A tradition of thinking about learning — not a single method

Our approach did not emerge from one programme or theory. It has developed over decades, shaped by classroom practice and a long tradition of educational thinking that focuses on how learning becomes possible, not just how it is delivered.

Learning as development, not delivery

My earliest formal training, beginning in the 1970s, was grounded in Jean Piaget’s work on how children actively construct understanding. Piaget showed that learning develops through stages of readiness, experience, and exploration — not through passive instruction. While we no longer follow rigid stage models, this insight remains central: learning must meet the learner where they are developmentally.

Learning through play, relationship, and meaning

A strong early influence came from a mentor trained in the Froebel tradition. Froebel, founder of the kindergarten movement, believed that play is a serious form of learning and that curiosity, movement, and joy support understanding.

This tradition still informs how we introduce learning gently, reduce pressure, and allow understanding to grow before demanding performance.

Learning with support, not pressure

Our work closely reflects Vygotsky’s idea of the Zone of Proximal Development: learning happens best when a learner is supported just beyond what they can do alone.

In practice, this means modelling first, scaffolding tasks, and gradually reducing support — rather than pushing children to perform before they are ready.

Freedom within structure

Progressive educators such as A.S. Neill and John Dewey made an important distinction between freedom and licence.

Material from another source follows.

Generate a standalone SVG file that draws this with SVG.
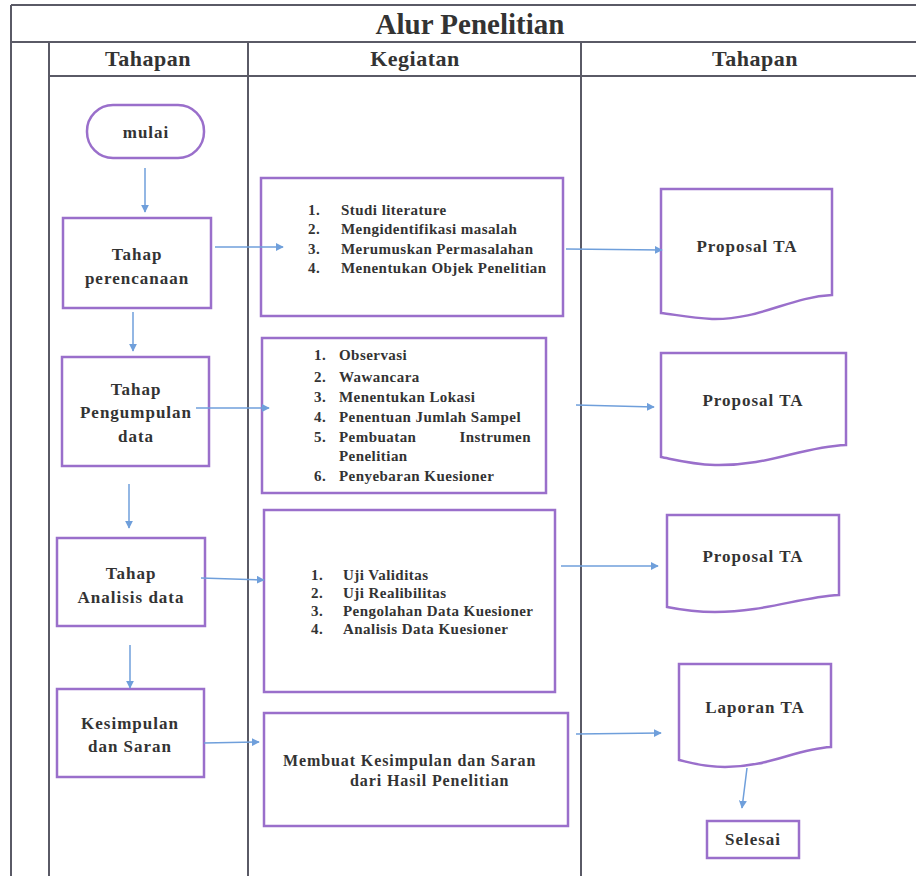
<svg xmlns="http://www.w3.org/2000/svg" width="916" height="876" viewBox="0 0 916 876">
<defs>
<style>
.frame{stroke:#5a5a66;stroke-width:2;fill:none}
.box{stroke:#9a6fcb;stroke-width:2.5;fill:#fff}
.conn{stroke:#6f9fdb;stroke-width:1.5;fill:none;marker-end:url(#ah)}
.title{font-family:"Liberation Serif",serif;font-weight:bold;font-size:29px;fill:#333;text-anchor:middle}
.head{font-family:"Liberation Serif",serif;font-weight:bold;font-size:22px;fill:#333;text-anchor:middle;letter-spacing:0.5px}
.node{font-family:"Liberation Serif",serif;font-weight:bold;font-size:17px;fill:#333;text-anchor:middle;letter-spacing:1px}
.item{font-family:"Liberation Serif",serif;font-weight:bold;font-size:15px;fill:#333;letter-spacing:0.45px}
.item2{font-family:"Liberation Serif",serif;font-weight:bold;font-size:16px;fill:#333;letter-spacing:0.9px}
</style>
<marker id="ah" viewBox="0 0 10 10" refX="9" refY="5" markerWidth="8" markerHeight="8" markerUnits="userSpaceOnUse" orient="auto">
<path d="M0,0 L10,5 L0,10 z" fill="#6f9fdb"/>
</marker>
</defs>
<rect width="916" height="876" fill="#fff"/>
<g id="frame">
<path class="frame" d="M11,5 H916 M11,5 V876 M11,42 H916 M49,42 V876 M49,76 H916 M248,42 V876 M581,42 V876"/>
<text class="title" x="470" y="34">Alur Penelitian</text>
<text class="head" x="148" y="66">Tahapan</text>
<text class="head" x="415" y="66">Kegiatan</text>
<text class="head" x="755" y="66">Tahapan</text>
</g>
<g id="mulai">
<rect class="box" x="87" y="105" width="117" height="53" rx="26"/>
<text class="node" x="146" y="138">mulai</text>
</g>
<g id="tahap-perencanaan">
<rect class="box" x="63" y="218" width="148" height="90"/>
<text class="node" x="137" y="260">Tahap</text>
<text class="node" x="137" y="284">perencanaan</text>
</g>
<g id="tahap-pengumpulan">
<rect class="box" x="62" y="357" width="147" height="109"/>
<text class="node" x="136" y="395">Tahap</text>
<text class="node" x="136" y="418">Pengumpulan</text>
<text class="node" x="136" y="442">data</text>
</g>
<g id="tahap-analisis">
<rect class="box" x="57" y="538" width="148" height="88"/>
<text class="node" x="131" y="579">Tahap</text>
<text class="node" x="131" y="603">Analisis data</text>
</g>
<g id="kesimpulan">
<rect class="box" x="57" y="689" width="147" height="88"/>
<text class="node" x="130" y="729">Kesimpulan</text>
<text class="node" x="130" y="752">dan Saran</text>
</g>
<g id="kegiatan-1">
<rect class="box" x="261" y="178" width="302" height="138"/>
<text class="item" x="308" y="215">1.</text><text class="item" x="341" y="215">Studi literature</text>
<text class="item" x="308" y="234">2.</text><text class="item" x="341" y="234">Mengidentifikasi masalah</text>
<text class="item" x="308" y="254">3.</text><text class="item" x="341" y="254">Merumuskan Permasalahan</text>
<text class="item" x="308" y="273">4.</text><text class="item" x="341" y="273">Menentukan Objek Penelitian</text>
</g>
<g id="kegiatan-2">
<rect class="box" x="262" y="338" width="284" height="155"/>
<text class="item" x="314" y="360">1.</text><text class="item" x="339" y="360">Observasi</text>
<text class="item" x="314" y="382">2.</text><text class="item" x="339" y="382">Wawancara</text>
<text class="item" x="314" y="402">3.</text><text class="item" x="339" y="402">Menentukan Lokasi</text>
<text class="item" x="314" y="422">4.</text><text class="item" x="339" y="422">Penentuan Jumlah Sampel</text>
<text class="item" x="314" y="442">5.</text><text class="item" x="339" y="442">Pembuatan</text><text class="item" x="531" y="442" text-anchor="end">Instrumen</text>
<text class="item" x="339" y="461">Penelitian</text>
<text class="item" x="314" y="481">6.</text><text class="item" x="339" y="481">Penyebaran Kuesioner</text>
</g>
<g id="kegiatan-3">
<rect class="box" x="264" y="510" width="291" height="182"/>
<text class="item" x="311" y="580">1.</text><text class="item" x="343" y="580">Uji Validitas</text>
<text class="item" x="311" y="598">2.</text><text class="item" x="343" y="598">Uji Realibilitas</text>
<text class="item" x="311" y="616">3.</text><text class="item" x="343" y="616">Pengolahan Data Kuesioner</text>
<text class="item" x="311" y="634">4.</text><text class="item" x="343" y="634">Analisis Data Kuesioner</text>
</g>
<g id="kegiatan-4">
<rect class="box" x="264" y="713" width="304" height="113"/>
<text class="item2" x="283" y="766">Membuat Kesimpulan dan Saran</text>
<text class="item2" x="350" y="786">dari Hasil Penelitian</text>
</g>
<g id="proposal-1">
<path class="box" d="M661,189 H832 V295 C790,297 760,320 712,319 C690,318 672,314 661,313 Z"/>
<text class="node" x="747" y="252">Proposal TA</text>
</g>
<g id="proposal-2">
<path class="box" d="M661,353 H846 V445 C800,447 770,466 715,465 C690,464 672,459 661,457 Z"/>
<text class="node" x="753" y="406">Proposal TA</text>
</g>
<g id="proposal-3">
<path class="box" d="M667,515 H839 V595 C800,597 765,612 715,612 C692,612 677,609 667,607 Z"/>
<text class="node" x="753" y="562">Proposal TA</text>
</g>
<g id="laporan">
<path class="box" d="M679,664 H831 V747 C795,749 770,767 725,767 C702,767 688,762 679,760 Z"/>
<text class="node" x="755" y="713">Laporan TA</text>
</g>
<g id="selesai">
<rect class="box" x="707" y="821" width="92" height="37"/>
<text class="node" x="753" y="845">Selesai</text>
</g>
<g id="connectors">
<line class="conn" x1="145" y1="168" x2="145" y2="212"/>
<line class="conn" x1="133" y1="312" x2="133" y2="351"/>
<line class="conn" x1="129" y1="484" x2="129" y2="528"/>
<line class="conn" x1="130" y1="645" x2="130" y2="688"/>
<line class="conn" x1="215" y1="247" x2="283" y2="247"/>
<line class="conn" x1="196" y1="408" x2="269" y2="408"/>
<line class="conn" x1="201" y1="578" x2="264" y2="580"/>
<line class="conn" x1="204" y1="743" x2="259" y2="742"/>
<line class="conn" x1="566" y1="249" x2="662" y2="250"/>
<line class="conn" x1="576" y1="405" x2="654" y2="407"/>
<line class="conn" x1="561" y1="566" x2="658" y2="566"/>
<line class="conn" x1="576" y1="734" x2="661" y2="733"/>
<line class="conn" x1="747" y1="768" x2="742" y2="808"/>
</g>
</svg>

Freedom in learning means choice within meaningful structure — not the absence of guidance.

Our work reflects this balance: learning is structured, purposeful, and humane, without being rigid or punitive.

Thinking can be taught

Reuven Feuerstein’s work introduced a powerful idea: thinking processes are not fixed and can be developed through guided mediation.

We do not use Feuerstein’s programmes wholesale. What we retain is the belief that learners can change how they approach tasks — especially when they have previously been underestimated.

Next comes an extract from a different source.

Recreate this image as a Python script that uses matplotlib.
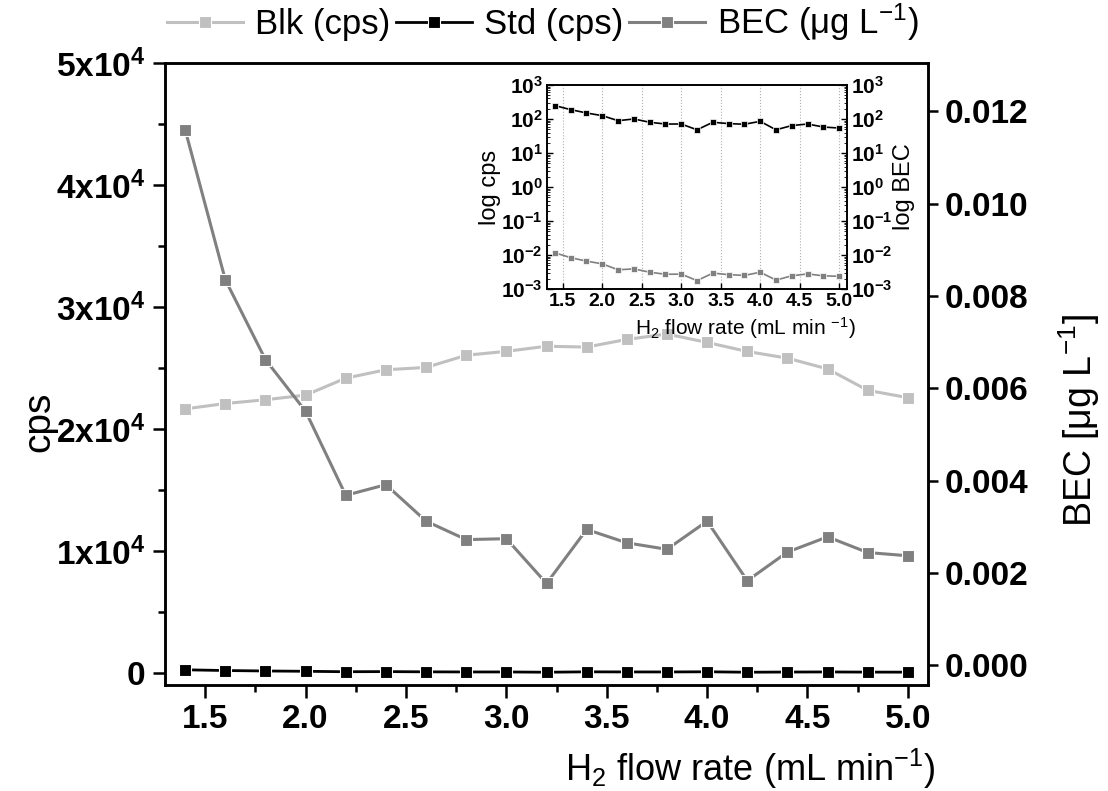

A holistic view of learning and overload

Another important influence has been the work of Judith Bluestone, whose holistic perspective encouraged practitioners to look beyond single-cause explanations for learning difficulty.

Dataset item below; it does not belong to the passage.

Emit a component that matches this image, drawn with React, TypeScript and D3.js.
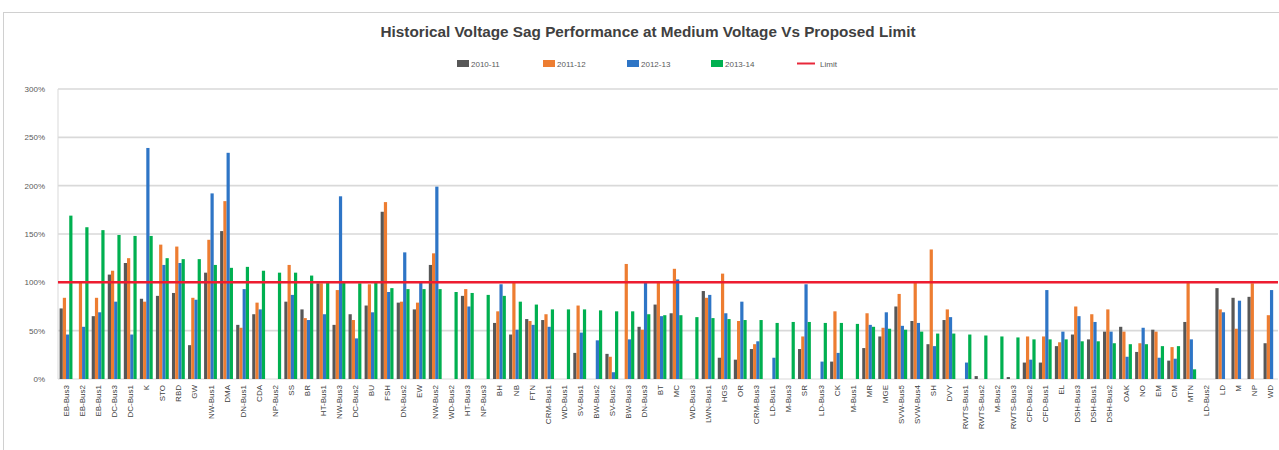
import React from "react";
import * as d3 from "d3";

const categories = [
  "EB-Bus3","EB-Bus2","EB-Bus1","DC-Bus3","DC-Bus1","K","STO","RBD","GW","NW-Bus1",
  "DMA","DN-Bus1","CDA","NP-Bus2","SS","BR","HT-Bus1","NW-Bus3","DC-Bus2","BU",
  "FSH","DN-Bus2","EW","NW-Bus2","WD-Bus2","HT-Bus3","NP-Bus3","BH","NB","FTN",
  "CRM-Bus1","WD-Bus1","SV-Bus1","BW-Bus2","SV-Bus2","BW-Bus3","DN-Bus3","BT","MC","WD-Bus3",
  "LWN-Bus1","HGS","OR","CRM-Bus3","LD-Bus1","M-Bus3","SR","LD-Bus3","CK","M-Bus1",
  "MR","MGE","SVW-Bus5","SVW-Bus4","SH","DVY","RWTS-Bus1","RWTS-Bus2","M-Bus2","RWTS-Bus3",
  "CFD-Bus2","CFD-Bus1","EL","DSH-Bus3","DSH-Bus1","DSH-Bus2","OAK","NO","EM","CM",
  "MTN","LD-Bus2","LD","M","NP","WD"
];

const y2010 = [
  73,0,65,108,120,83,86,89,35,110,
  153,56,67,0,80,72,99,56,67,76,
  173,79,72,118,0,86,0,58,46,62,
  61,0,27,0,26,0,54,77,68,0,
  91,22,20,31,0,0,31,0,18,0,
  32,44,75,60,36,61,0,3,0,2,
  17,17,34,46,41,49,54,28,51,19,
  59,0,94,84,85,37
];
const y2011 = [
  84,101,84,112,125,80,139,137,84,144,
  184,53,79,0,118,63,99,92,61,98,
  183,80,79,130,0,93,0,70,101,60,
  67,0,76,0,23,119,51,101,114,0,
  84,109,60,36,0,0,44,0,70,0,
  68,53,88,101,134,72,0,0,0,0,
  44,44,38,75,67,72,49,37,49,33,
  100,0,72,52,99,66
];
const y2012 = [
  46,54,69,80,46,239,118,120,82,192,
  234,93,72,0,87,61,67,189,42,69,
  90,131,101,199,0,75,0,98,51,56,
  54,0,48,40,7,41,100,65,103,0,
  87,68,80,39,22,0,98,18,27,0,
  56,69,55,58,34,64,17,0,0,0,
  20,92,49,65,59,49,23,53,22,21,
  41,0,69,81,0,92
];
const y2013 = [
  169,157,154,149,148,148,125,124,124,118,
  115,116,112,110,110,107,101,101,99,100,
  94,93,93,93,90,89,87,86,80,77,
  72,72,72,71,70,70,67,66,66,64,
  63,62,61,61,58,59,59,58,58,57,
  54,52,51,49,47,47,46,45,44,43,
  41,41,41,39,39,37,36,36,34,34,
  10,0,0,0,0,0
];
const limit = 100;

const seriesNames = ["2010-11", "2011-12", "2012-13", "2013-14"];
const seriesColors = ["#575757", "#ed7d31", "#2e75c6", "#00b050"];
const yTicks = [0, 50, 100, 150, 200, 250, 300];

const FONT = "'Liberation Sans', Arial, sans-serif";

export default function App() {
  const W = 1279, H = 450;
  const left = 58, right = 1278, top = 89, bottom = 379;
  const x = d3.scaleBand<string>().domain(categories).range([left, right]).paddingInner(0.2).paddingOuter(0.1);
  const xs = d3.scaleBand<string>().domain(seriesNames).range([0, x.bandwidth()]).padding(0);
  const y = d3.scaleLinear().domain([0, 300]).range([bottom, top]);
  const all = [y2010, y2011, y2012, y2013];

  const legendX = [457, 543, 627, 711];

  return (
    <svg width={W} height={H} style={{ position: "absolute", left: 0, top: 0, background: "#fff" }} fontFamily={FONT}>
      <rect x={3.5} y={12.5} width={1300} height={460} fill="#fff" stroke="#d0d0d0" />
      <text x={648} y={37} textAnchor="middle" fontSize={14.5} fontWeight="bold" fill="#404040" textLength={535} lengthAdjust="spacingAndGlyphs">
        Historical Voltage Sag Performance at Medium Voltage Vs Proposed Limit
      </text>
      {seriesNames.map((s, i) => (
        <g key={s}>
          <rect x={legendX[i]} y={60} width={12} height={7} fill={seriesColors[i]} />
          <text x={legendX[i] + 14} y={66.5} fontSize={8} fill="#595959">{s}</text>
        </g>
      ))}
      <line x1={797} x2={815} y1={63.5} y2={63.5} stroke="#e8283a" strokeWidth={2} />
      <text x={820} y={66.5} fontSize={8} fill="#595959">Limit</text>

      {yTicks.map((t) => (
        <g key={t}>
          <line x1={left} x2={right} y1={y(t)} y2={y(t)} stroke="#d9d9d9" strokeWidth={t === 0 ? 1 : 1.6} />
          <text x={45} y={y(t) + 3} textAnchor="end" fontSize={8} fill="#595959">{t}%</text>
        </g>
      ))}
      <line x1={left} x2={left} y1={top} y2={bottom} stroke="#d9d9d9" />

      {categories.map((c, ci) => (
        <g key={c} transform={`translate(${x(c)},0)`}>
          {all.map((arr, si) =>
            arr[ci] > 0 ? (
              <rect key={si} x={xs(seriesNames[si])} y={y(arr[ci])} width={xs.bandwidth()} height={bottom - y(arr[ci])} fill={seriesColors[si]} />
            ) : null
          )}
        </g>
      ))}

      <line x1={left} x2={right} y1={y(limit)} y2={y(limit)} stroke="#ee1c30" strokeWidth={2.5} />

      {categories.map((c) => {
        const cx = (x(c) as number) + x.bandwidth() / 2;
        return (
          <text key={c} transform={`translate(${cx + 3},385) rotate(-90)`} textAnchor="end" fontSize={8} fill="#404040">
            {c}
          </text>
        );
      })}
    </svg>
  );
}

Her contribution was a shift in perspective: understanding how sensory, emotional, physical, and environmental factors interact to affect learning access. We draw on this lens carefully, alongside established educational and cognitive research.

The person comes first

Running through all of these influences is a person-centred ethic rooted in Carl Rogers’ work. Emotional safety, trust, and respect are not optional extras — they are foundational to learning.

What this means for your child

Taken together, these influences lead to an approach that is:
  • Developmentally informed
  • Supportive rather than punitive
  • Structured without being rigid
  • Respectful of neurodevelopmental differences
  • Focused on access before performance

We do not follow one programme. We ask one question:
What does this learner need, right now, to learn well?